Will these restrictions pass constitutional muster? Probably not: The federal judge who struck down the previous version seemed concerned that the state placed such a heavy burden on offenders’ First Amendment rights without any actual evidence that the law achieves its goals. Yes, the new law is more specific, likely resolving constitutional vagueness issues. But its breadth remains sweeping. The law still prohibits sex offenders from engaging in quintessential First Amendment activities—such as protesting in a classic public forum, like a park—without proof that these restrictions further any government interest. Indeed, the proffered justification of sex offender restrictions, that they protect women and children, appears to be false. Instead of protecting the public, laws like North Carolina’s only prevent former offenders from reintegrating into society, potentially making recidivism more likely.

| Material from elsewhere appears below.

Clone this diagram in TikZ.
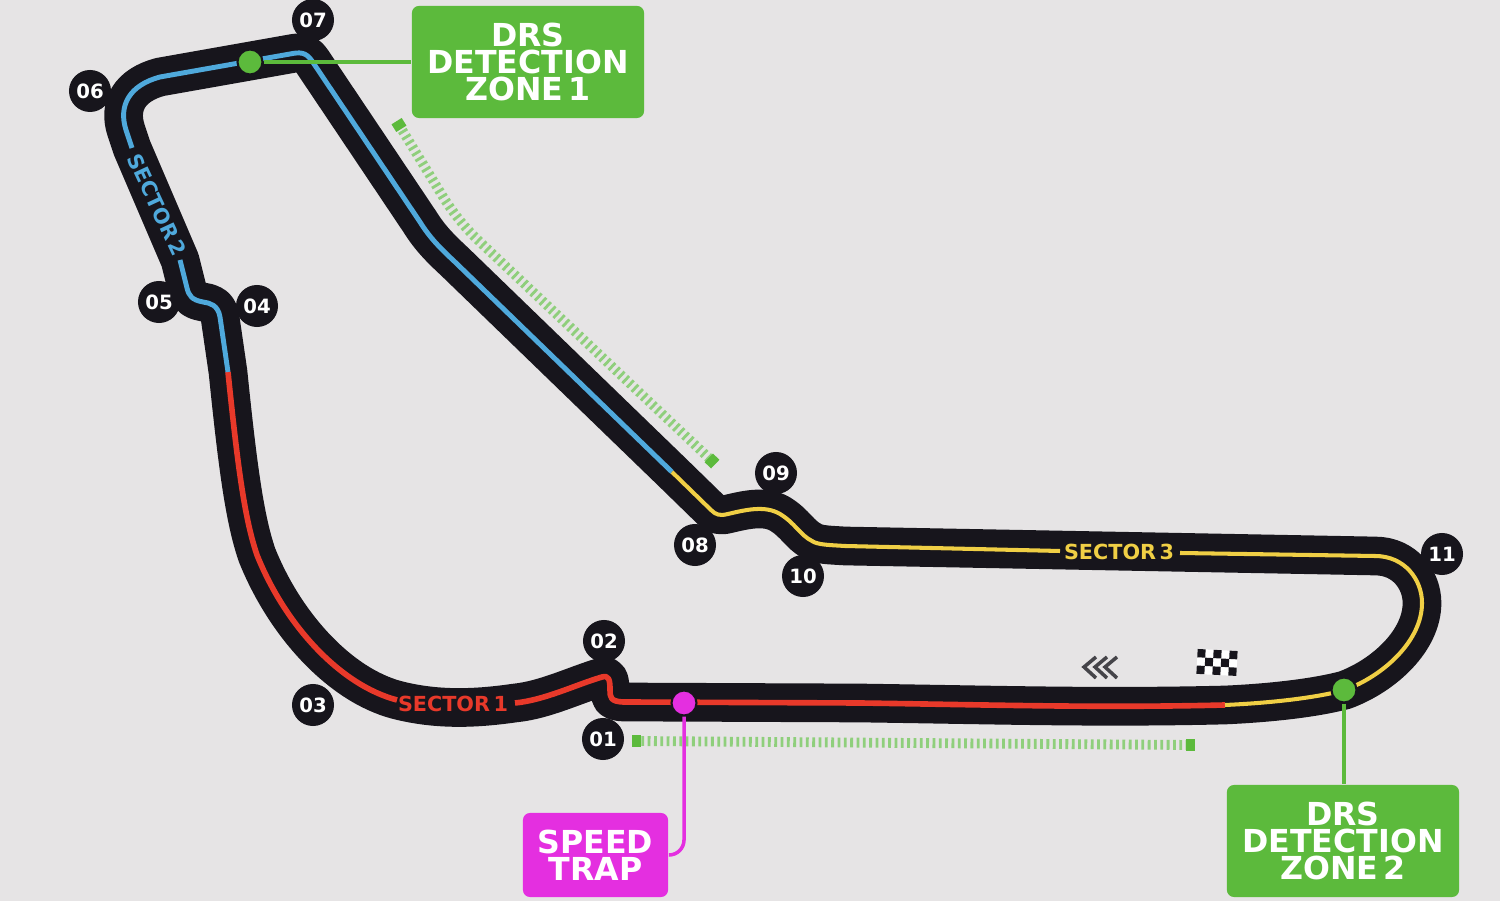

After years of deferring to legislatures’ fear-mongering, federal courts have finally begun to recognize that former sex offenders have constitutional rights, too. As the U.S. Court of Appeals for the 6th Circuit recently put it, turning offenders into “moral lepers” doesn’t make women and children any safer; it only satisfies our misguided desire to push them to the margins of society. The courts should recognize North Carolina’s new law as the constitutional violation it obviously is and strike it down. We’ve seen what happens when legislatures purport to protect women and children by restricting others’ rights. It rarely ends well for anyone.